What you will do: Strip the pictures and reproduce the rest of the listing exactly.
══════════════════════════════
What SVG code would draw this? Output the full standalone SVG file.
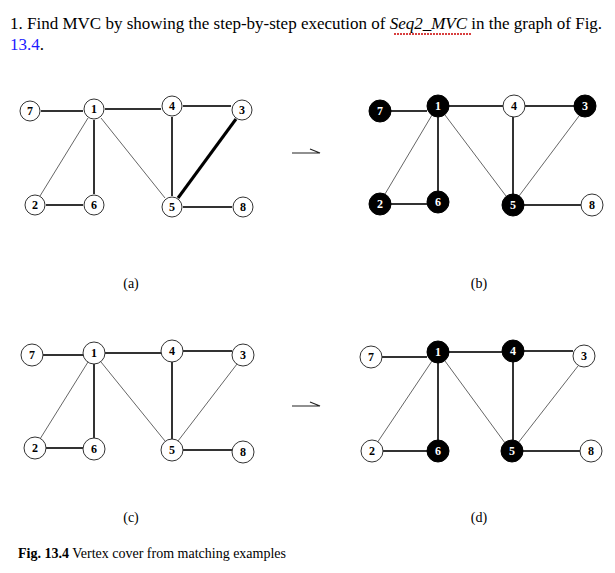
<svg xmlns="http://www.w3.org/2000/svg" width="615" height="573" viewBox="0 0 615 573">
<style>
text{font-family:"Liberation Serif",serif}
.t{font-size:17px;fill:#000}
.n circle{stroke:#333;stroke-width:1;fill:#fff}
.n.f circle{fill:#000;stroke:#000}
.n text{font-size:12px;text-anchor:middle;font-weight:bold}
.n.f text{fill:#fff}
.h{stroke:#333;stroke-width:2}
.d{stroke:#666;stroke-width:1}
.lab{font-size:14px;text-anchor:middle}
</style>
<rect width="615" height="573" fill="#fff"/>
<text class="t" x="10" y="29">1. Find MVC by showing the step-by-step execution of <tspan font-style="italic">Seq2_MVC</tspan> in the graph of Fig.</text>
<path d="M394 34 h78" stroke="#c00" stroke-width="1.5" stroke-dasharray="2,1"/>
<text class="t" x="10" y="50"><tspan fill="#1a1aff">13.4</tspan>.</text>
<g id="connectors">
<path class="h" d="M41 111H83M105 109H161M183 106H231M94 120V194M46 205H83M172 117V196M183 207H232"/>
<path class="d" d="M88 118L40 196M101 118L165 198"/>
<path d="M236 119L178 198" stroke="#000" stroke-width="3"/>
<path class="h" d="M391 111H427M449 106H503M525 106H574M438 117V191M391 204H427M513 117V194M524 205H581"/>
<path class="d" d="M432 115L385 194M445 115L506 196M579 116L519 196"/>
<path class="h" d="M43 355H83M105 353H161M183 351H232M94 364V438M46 448H83M172 362V439M183 450H232"/>
<path class="d" d="M88 362L40 439M101 362L165 441M237 364L178 441"/>
<path class="h" d="M382 357H427M449 352H502M524 351H573M438 363V440M383 451H427M513 362V440M523 451H580"/>
<path class="d" d="M432 361L377 443M445 361L505 443M578 366L518 443"/>
<path d="M292 153H320L310 149M292 406H320L310 402" stroke="#222" stroke-width="1.2" fill="none"/>
</g>
<g id="a">
<g class="n" id="a7"><circle cx="30" cy="111" r="10"/><text x="30" y="115">7</text></g>
<g class="n" id="a1"><circle cx="94" cy="109" r="10"/><text x="94" y="113">1</text></g>
<g class="n" id="a4"><circle cx="172" cy="106" r="10"/><text x="172" y="110">4</text></g>
<g class="n" id="a3"><circle cx="242" cy="110" r="10"/><text x="242" y="114">3</text></g>
<g class="n" id="a2"><circle cx="35" cy="205" r="10"/><text x="35" y="209">2</text></g>
<g class="n" id="a6"><circle cx="94" cy="205" r="10"/><text x="94" y="209">6</text></g>
<g class="n" id="a5"><circle cx="172" cy="207" r="10"/><text x="172" y="211">5</text></g>
<g class="n" id="a8"><circle cx="243" cy="207" r="10"/><text x="243" y="211">8</text></g>
</g>
<g id="b">
<g class="n f" id="b7"><circle cx="380" cy="111" r="11"/><text x="380" y="115">7</text></g>
<g class="n f" id="b1"><circle cx="438" cy="106" r="11"/><text x="438" y="110">1</text></g>
<g class="n" id="b4"><circle cx="514" cy="106" r="11"/><text x="514" y="110">4</text></g>
<g class="n f" id="b3"><circle cx="585" cy="106" r="11"/><text x="585" y="110">3</text></g>
<g class="n f" id="b2"><circle cx="380" cy="204" r="11"/><text x="380" y="208">2</text></g>
<g class="n f" id="b6"><circle cx="438" cy="202" r="11"/><text x="438" y="206">6</text></g>
<g class="n f" id="b5"><circle cx="513" cy="205" r="11"/><text x="513" y="209">5</text></g>
<g class="n" id="b8"><circle cx="592" cy="205" r="11"/><text x="592" y="209">8</text></g>
</g>
<g id="c">
<g class="n" id="c7"><circle cx="32" cy="355" r="11"/><text x="32" y="359">7</text></g>
<g class="n" id="c1"><circle cx="94" cy="353" r="11"/><text x="94" y="357">1</text></g>
<g class="n" id="c4"><circle cx="172" cy="351" r="11"/><text x="172" y="355">4</text></g>
<g class="n" id="c3"><circle cx="243" cy="355" r="11"/><text x="243" y="359">3</text></g>
<g class="n" id="c2"><circle cx="35" cy="448" r="11"/><text x="35" y="452">2</text></g>
<g class="n" id="c6"><circle cx="94" cy="449" r="11"/><text x="94" y="453">6</text></g>
<g class="n" id="c5"><circle cx="172" cy="450" r="11"/><text x="172" y="454">5</text></g>
<g class="n" id="c8"><circle cx="243" cy="452" r="11"/><text x="243" y="456">8</text></g>
</g>
<g id="d">
<g class="n" id="d7"><circle cx="371" cy="357" r="11"/><text x="371" y="361">7</text></g>
<g class="n f" id="d1"><circle cx="438" cy="352" r="11"/><text x="438" y="356">1</text></g>
<g class="n f" id="d4"><circle cx="513" cy="351" r="11"/><text x="513" y="355">4</text></g>
<g class="n" id="d3"><circle cx="584" cy="356" r="11"/><text x="584" y="360">3</text></g>
<g class="n" id="d2"><circle cx="372" cy="451" r="11"/><text x="372" y="455">2</text></g>
<g class="n f" id="d6"><circle cx="438" cy="451" r="11"/><text x="438" y="455">6</text></g>
<g class="n f" id="d5"><circle cx="512" cy="451" r="11"/><text x="512" y="455">5</text></g>
<g class="n" id="d8"><circle cx="591" cy="451" r="11"/><text x="591" y="455">8</text></g>
</g>
<text class="lab" x="131" y="288">(a)</text>
<text class="lab" x="479" y="288">(b)</text>
<text class="lab" x="131" y="522">(c)</text>
<text class="lab" x="479" y="522">(d)</text>
<text x="18" y="558" font-size="14"><tspan font-weight="bold">Fig. 13.4</tspan>  Vertex cover from matching examples</text>
</svg>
══════════════════════════════
Output for this exercise:
What SVG code would draw this? Output the full standalone SVG file.
<svg xmlns="http://www.w3.org/2000/svg" width="615" height="573" viewBox="0 0 615 573">
<style>
text{font-family:"Liberation Serif",serif}
.t{font-size:17px;fill:#000}
.n circle{stroke:#333;stroke-width:1;fill:#fff}
.n.f circle{fill:#000;stroke:#000}
.n text{font-size:12px;text-anchor:middle;font-weight:bold}
.n.f text{fill:#fff}
.h{stroke:#333;stroke-width:2}
.d{stroke:#666;stroke-width:1}
.lab{font-size:14px;text-anchor:middle}
</style>
<rect width="615" height="573" fill="#fff"/>
<text class="t" x="10" y="29">1. Find MVC by showing the step-by-step execution of <tspan font-style="italic">Seq2_MVC</tspan> in the graph of Fig.</text>
<path d="M394 34 h78" stroke="#c00" stroke-width="1.5" stroke-dasharray="2,1"/>
<text class="t" x="10" y="50"><tspan fill="#1a1aff">13.4</tspan>.</text>
<g id="connectors">
<path class="h" d="M41 111H83M105 109H161M183 106H231M94 120V194M46 205H83M172 117V196M183 207H232"/>
<path class="d" d="M88 118L40 196M101 118L165 198"/>
<path d="M236 119L178 198" stroke="#000" stroke-width="3"/>
<path class="h" d="M391 111H427M449 106H503M525 106H574M438 117V191M391 204H427M513 117V194M524 205H581"/>
<path class="d" d="M432 115L385 194M445 115L506 196M579 116L519 196"/>
<path class="h" d="M43 355H83M105 353H161M183 351H232M94 364V438M46 448H83M172 362V439M183 450H232"/>
<path class="d" d="M88 362L40 439M101 362L165 441M237 364L178 441"/>
<path class="h" d="M382 357H427M449 352H502M524 351H573M438 363V440M383 451H427M513 362V440M523 451H580"/>
<path class="d" d="M432 361L377 443M445 361L505 443M578 366L518 443"/>
<path d="M292 153H320L310 149M292 406H320L310 402" stroke="#222" stroke-width="1.2" fill="none"/>
</g>
<g id="a">
<g class="n" id="a7"><circle cx="30" cy="111" r="10"/><text x="30" y="115">7</text></g>
<g class="n" id="a1"><circle cx="94" cy="109" r="10"/><text x="94" y="113">1</text></g>
<g class="n" id="a4"><circle cx="172" cy="106" r="10"/><text x="172" y="110">4</text></g>
<g class="n" id="a3"><circle cx="242" cy="110" r="10"/><text x="242" y="114">3</text></g>
<g class="n" id="a2"><circle cx="35" cy="205" r="10"/><text x="35" y="209">2</text></g>
<g class="n" id="a6"><circle cx="94" cy="205" r="10"/><text x="94" y="209">6</text></g>
<g class="n" id="a5"><circle cx="172" cy="207" r="10"/><text x="172" y="211">5</text></g>
<g class="n" id="a8"><circle cx="243" cy="207" r="10"/><text x="243" y="211">8</text></g>
</g>
<g id="b">
<g class="n f" id="b7"><circle cx="380" cy="111" r="11"/><text x="380" y="115">7</text></g>
<g class="n f" id="b1"><circle cx="438" cy="106" r="11"/><text x="438" y="110">1</text></g>
<g class="n" id="b4"><circle cx="514" cy="106" r="11"/><text x="514" y="110">4</text></g>
<g class="n f" id="b3"><circle cx="585" cy="106" r="11"/><text x="585" y="110">3</text></g>
<g class="n f" id="b2"><circle cx="380" cy="204" r="11"/><text x="380" y="208">2</text></g>
<g class="n f" id="b6"><circle cx="438" cy="202" r="11"/><text x="438" y="206">6</text></g>
<g class="n f" id="b5"><circle cx="513" cy="205" r="11"/><text x="513" y="209">5</text></g>
<g class="n" id="b8"><circle cx="592" cy="205" r="11"/><text x="592" y="209">8</text></g>
</g>
<g id="c">
<g class="n" id="c7"><circle cx="32" cy="355" r="11"/><text x="32" y="359">7</text></g>
<g class="n" id="c1"><circle cx="94" cy="353" r="11"/><text x="94" y="357">1</text></g>
<g class="n" id="c4"><circle cx="172" cy="351" r="11"/><text x="172" y="355">4</text></g>
<g class="n" id="c3"><circle cx="243" cy="355" r="11"/><text x="243" y="359">3</text></g>
<g class="n" id="c2"><circle cx="35" cy="448" r="11"/><text x="35" y="452">2</text></g>
<g class="n" id="c6"><circle cx="94" cy="449" r="11"/><text x="94" y="453">6</text></g>
<g class="n" id="c5"><circle cx="172" cy="450" r="11"/><text x="172" y="454">5</text></g>
<g class="n" id="c8"><circle cx="243" cy="452" r="11"/><text x="243" y="456">8</text></g>
</g>
<g id="d">
<g class="n" id="d7"><circle cx="371" cy="357" r="11"/><text x="371" y="361">7</text></g>
<g class="n f" id="d1"><circle cx="438" cy="352" r="11"/><text x="438" y="356">1</text></g>
<g class="n f" id="d4"><circle cx="513" cy="351" r="11"/><text x="513" y="355">4</text></g>
<g class="n" id="d3"><circle cx="584" cy="356" r="11"/><text x="584" y="360">3</text></g>
<g class="n" id="d2"><circle cx="372" cy="451" r="11"/><text x="372" y="455">2</text></g>
<g class="n f" id="d6"><circle cx="438" cy="451" r="11"/><text x="438" y="455">6</text></g>
<g class="n f" id="d5"><circle cx="512" cy="451" r="11"/><text x="512" y="455">5</text></g>
<g class="n" id="d8"><circle cx="591" cy="451" r="11"/><text x="591" y="455">8</text></g>
</g>
<text class="lab" x="131" y="288">(a)</text>
<text class="lab" x="479" y="288">(b)</text>
<text class="lab" x="131" y="522">(c)</text>
<text class="lab" x="479" y="522">(d)</text>
<text x="18" y="558" font-size="14"><tspan font-weight="bold">Fig. 13.4</tspan>  Vertex cover from matching examples</text>
</svg>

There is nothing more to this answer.